Aim of the exercise: Starting at the first line of the data, please print exactly those lines through the one that holds "flare = list(range(1, 48))", omitting every picture.

———

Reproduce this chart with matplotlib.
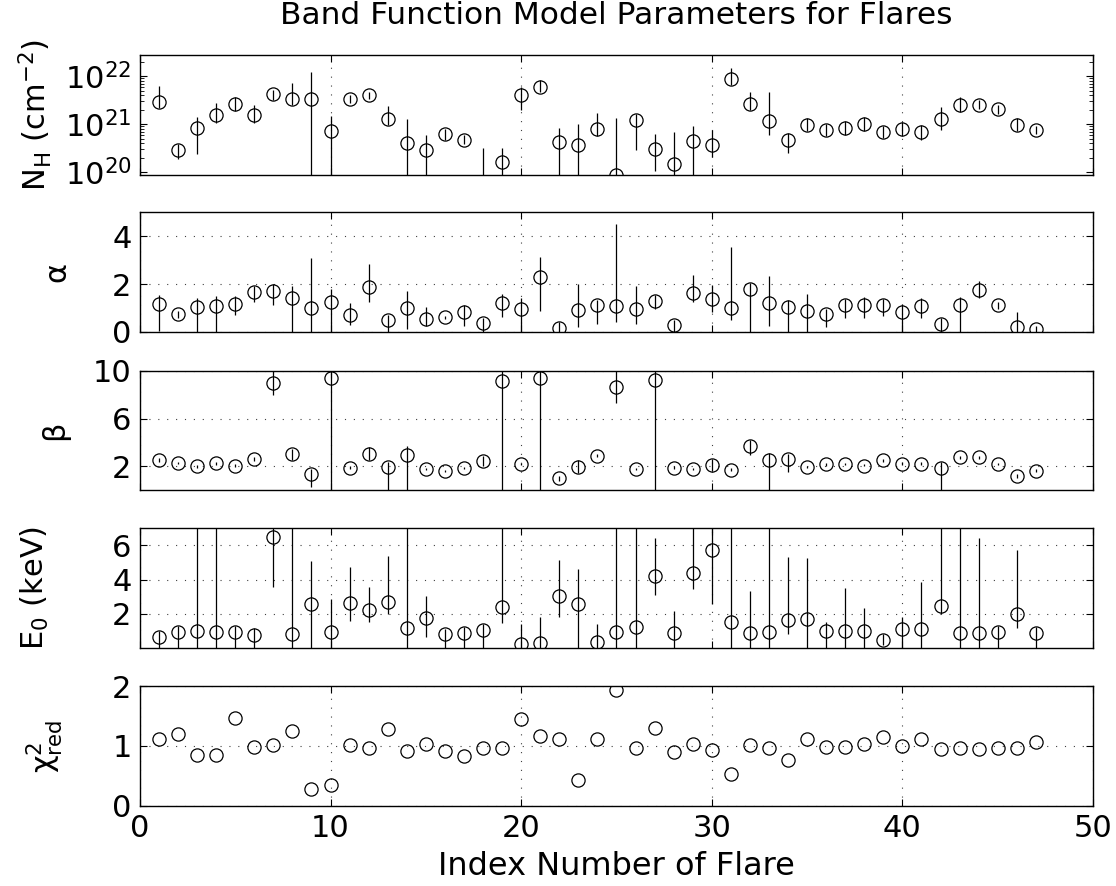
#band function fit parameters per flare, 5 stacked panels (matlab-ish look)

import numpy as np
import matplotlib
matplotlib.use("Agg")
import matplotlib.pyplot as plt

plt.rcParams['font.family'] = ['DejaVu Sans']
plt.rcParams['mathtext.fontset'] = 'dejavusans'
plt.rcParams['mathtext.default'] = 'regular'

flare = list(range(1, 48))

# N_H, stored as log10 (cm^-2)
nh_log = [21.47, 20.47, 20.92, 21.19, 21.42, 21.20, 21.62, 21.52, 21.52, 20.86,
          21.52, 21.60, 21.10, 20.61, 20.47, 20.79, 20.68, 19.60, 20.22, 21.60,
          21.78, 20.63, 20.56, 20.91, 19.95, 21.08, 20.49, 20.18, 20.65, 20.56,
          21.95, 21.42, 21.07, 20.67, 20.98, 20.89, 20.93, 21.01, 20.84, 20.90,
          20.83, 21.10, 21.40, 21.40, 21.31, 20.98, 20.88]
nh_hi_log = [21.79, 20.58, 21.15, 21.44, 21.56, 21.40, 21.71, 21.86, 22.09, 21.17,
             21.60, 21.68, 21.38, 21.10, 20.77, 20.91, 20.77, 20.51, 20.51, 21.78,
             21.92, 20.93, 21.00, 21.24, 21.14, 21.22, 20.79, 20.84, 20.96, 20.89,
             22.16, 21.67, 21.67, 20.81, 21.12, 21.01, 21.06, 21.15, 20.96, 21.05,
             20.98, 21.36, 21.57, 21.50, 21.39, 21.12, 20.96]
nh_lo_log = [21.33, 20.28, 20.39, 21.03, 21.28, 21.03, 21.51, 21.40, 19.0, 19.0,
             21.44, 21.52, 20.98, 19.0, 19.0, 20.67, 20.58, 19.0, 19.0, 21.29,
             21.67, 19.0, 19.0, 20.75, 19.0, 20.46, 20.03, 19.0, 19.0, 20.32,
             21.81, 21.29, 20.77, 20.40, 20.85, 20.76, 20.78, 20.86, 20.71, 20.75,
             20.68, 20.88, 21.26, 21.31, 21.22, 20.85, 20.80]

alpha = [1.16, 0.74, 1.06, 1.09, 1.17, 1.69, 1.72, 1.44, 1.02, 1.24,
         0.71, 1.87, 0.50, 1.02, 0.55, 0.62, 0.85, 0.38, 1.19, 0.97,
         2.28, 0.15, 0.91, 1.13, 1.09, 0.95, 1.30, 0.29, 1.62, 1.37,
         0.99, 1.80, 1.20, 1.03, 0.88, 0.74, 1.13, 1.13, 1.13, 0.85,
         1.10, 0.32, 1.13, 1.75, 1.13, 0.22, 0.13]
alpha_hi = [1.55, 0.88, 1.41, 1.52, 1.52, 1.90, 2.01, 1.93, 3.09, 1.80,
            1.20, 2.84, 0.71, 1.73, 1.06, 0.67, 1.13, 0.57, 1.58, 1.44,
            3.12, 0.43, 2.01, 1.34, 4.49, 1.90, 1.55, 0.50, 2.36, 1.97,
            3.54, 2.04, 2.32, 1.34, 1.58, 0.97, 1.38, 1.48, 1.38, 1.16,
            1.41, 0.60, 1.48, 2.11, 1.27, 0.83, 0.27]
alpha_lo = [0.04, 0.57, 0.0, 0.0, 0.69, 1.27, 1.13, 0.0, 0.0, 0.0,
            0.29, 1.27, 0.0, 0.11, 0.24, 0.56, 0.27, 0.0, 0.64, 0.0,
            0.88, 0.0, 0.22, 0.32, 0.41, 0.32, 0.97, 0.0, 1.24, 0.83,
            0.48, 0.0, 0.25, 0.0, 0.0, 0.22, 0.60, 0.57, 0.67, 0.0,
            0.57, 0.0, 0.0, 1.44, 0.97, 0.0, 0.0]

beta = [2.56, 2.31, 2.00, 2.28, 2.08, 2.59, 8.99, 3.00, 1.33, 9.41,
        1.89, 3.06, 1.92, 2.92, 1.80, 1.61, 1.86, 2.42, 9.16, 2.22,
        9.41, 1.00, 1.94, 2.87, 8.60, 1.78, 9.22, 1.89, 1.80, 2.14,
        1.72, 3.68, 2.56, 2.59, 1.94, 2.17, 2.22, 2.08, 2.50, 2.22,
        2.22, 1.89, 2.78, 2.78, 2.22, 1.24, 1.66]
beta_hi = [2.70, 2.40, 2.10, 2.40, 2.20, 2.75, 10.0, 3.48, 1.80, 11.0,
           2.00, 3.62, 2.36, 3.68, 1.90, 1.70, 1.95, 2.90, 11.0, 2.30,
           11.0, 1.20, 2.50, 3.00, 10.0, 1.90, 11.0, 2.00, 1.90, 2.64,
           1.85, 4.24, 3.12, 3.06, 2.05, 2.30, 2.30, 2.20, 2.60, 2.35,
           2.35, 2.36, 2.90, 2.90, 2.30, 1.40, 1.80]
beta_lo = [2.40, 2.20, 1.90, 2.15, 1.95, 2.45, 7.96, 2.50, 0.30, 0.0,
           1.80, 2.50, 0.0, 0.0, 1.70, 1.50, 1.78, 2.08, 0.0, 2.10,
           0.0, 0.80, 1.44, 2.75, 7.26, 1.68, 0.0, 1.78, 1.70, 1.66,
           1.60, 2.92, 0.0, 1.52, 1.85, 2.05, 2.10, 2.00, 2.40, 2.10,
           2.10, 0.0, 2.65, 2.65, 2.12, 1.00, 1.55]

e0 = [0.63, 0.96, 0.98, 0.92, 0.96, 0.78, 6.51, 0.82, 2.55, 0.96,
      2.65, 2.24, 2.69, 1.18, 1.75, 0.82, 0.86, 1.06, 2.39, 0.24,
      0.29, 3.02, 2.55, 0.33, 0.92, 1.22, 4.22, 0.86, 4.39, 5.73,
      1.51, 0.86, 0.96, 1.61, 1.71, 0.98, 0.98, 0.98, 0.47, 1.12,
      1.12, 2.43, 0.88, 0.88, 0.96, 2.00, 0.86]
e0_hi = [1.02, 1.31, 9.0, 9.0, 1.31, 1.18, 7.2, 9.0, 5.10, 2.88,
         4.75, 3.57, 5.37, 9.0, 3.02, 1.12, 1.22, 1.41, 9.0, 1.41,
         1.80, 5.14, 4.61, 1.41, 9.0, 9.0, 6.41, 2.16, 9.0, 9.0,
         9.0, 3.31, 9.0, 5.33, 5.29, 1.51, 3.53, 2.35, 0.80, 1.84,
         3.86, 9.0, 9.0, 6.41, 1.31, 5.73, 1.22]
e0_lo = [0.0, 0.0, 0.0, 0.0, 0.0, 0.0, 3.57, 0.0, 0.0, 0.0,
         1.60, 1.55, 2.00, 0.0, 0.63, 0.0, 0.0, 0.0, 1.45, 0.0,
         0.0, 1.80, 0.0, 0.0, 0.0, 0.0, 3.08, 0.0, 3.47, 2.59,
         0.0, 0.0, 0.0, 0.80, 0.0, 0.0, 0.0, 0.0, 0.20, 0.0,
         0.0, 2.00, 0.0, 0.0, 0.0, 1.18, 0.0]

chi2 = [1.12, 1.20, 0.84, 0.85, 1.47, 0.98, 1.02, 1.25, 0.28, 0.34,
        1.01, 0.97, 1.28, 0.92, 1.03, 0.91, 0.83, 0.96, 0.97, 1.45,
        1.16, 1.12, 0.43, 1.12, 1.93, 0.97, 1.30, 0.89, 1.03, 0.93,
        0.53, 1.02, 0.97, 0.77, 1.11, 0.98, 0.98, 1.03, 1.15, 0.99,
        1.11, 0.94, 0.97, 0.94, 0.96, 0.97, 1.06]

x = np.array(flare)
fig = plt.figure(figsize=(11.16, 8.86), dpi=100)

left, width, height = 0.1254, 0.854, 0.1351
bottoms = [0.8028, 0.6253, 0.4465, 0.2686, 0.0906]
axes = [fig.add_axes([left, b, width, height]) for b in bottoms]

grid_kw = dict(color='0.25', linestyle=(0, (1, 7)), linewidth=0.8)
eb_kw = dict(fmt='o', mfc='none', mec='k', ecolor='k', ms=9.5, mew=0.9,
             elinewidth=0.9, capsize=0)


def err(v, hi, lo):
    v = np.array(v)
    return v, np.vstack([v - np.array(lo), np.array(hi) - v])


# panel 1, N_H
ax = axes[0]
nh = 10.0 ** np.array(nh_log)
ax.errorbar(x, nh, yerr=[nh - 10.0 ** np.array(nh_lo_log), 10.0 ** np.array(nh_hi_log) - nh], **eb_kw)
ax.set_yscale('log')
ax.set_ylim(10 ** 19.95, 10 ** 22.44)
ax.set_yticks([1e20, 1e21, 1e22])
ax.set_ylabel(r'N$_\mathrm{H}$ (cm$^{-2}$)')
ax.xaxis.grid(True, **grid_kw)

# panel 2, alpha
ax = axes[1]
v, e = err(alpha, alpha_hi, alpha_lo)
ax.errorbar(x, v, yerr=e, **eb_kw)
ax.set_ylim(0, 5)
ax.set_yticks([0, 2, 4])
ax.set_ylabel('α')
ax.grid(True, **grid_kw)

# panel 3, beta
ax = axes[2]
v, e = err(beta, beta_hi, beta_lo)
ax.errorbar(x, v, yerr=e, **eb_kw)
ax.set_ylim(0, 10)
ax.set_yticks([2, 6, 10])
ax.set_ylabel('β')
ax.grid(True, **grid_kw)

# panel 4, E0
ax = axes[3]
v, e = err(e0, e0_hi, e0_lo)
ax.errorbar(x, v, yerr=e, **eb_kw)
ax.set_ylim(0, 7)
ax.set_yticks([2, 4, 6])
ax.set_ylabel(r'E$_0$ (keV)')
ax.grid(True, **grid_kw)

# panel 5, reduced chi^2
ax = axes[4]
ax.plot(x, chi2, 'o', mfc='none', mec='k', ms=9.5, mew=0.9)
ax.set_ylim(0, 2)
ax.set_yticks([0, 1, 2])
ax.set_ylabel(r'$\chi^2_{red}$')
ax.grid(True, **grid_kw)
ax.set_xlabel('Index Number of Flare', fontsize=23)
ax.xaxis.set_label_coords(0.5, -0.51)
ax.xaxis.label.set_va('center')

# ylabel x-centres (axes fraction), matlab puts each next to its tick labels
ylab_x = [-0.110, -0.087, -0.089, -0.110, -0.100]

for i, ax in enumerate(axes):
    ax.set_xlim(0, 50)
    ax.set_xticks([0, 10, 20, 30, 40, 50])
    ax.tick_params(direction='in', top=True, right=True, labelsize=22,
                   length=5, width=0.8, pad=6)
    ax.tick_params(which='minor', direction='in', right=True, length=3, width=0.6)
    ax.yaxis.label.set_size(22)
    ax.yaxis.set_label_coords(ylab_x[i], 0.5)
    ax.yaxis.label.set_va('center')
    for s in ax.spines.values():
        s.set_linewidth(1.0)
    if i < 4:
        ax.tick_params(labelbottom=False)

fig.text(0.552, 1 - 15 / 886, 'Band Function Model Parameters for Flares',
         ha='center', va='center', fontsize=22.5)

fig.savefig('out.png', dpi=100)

———

Solution for this exercise:
Reproduce this chart with matplotlib.
#band function fit parameters per flare, 5 stacked panels (matlab-ish look)

import numpy as np
import matplotlib
matplotlib.use("Agg")
import matplotlib.pyplot as plt

plt.rcParams['font.family'] = ['DejaVu Sans']
plt.rcParams['mathtext.fontset'] = 'dejavusans'
plt.rcParams['mathtext.default'] = 'regular'

flare = list(range(1, 48))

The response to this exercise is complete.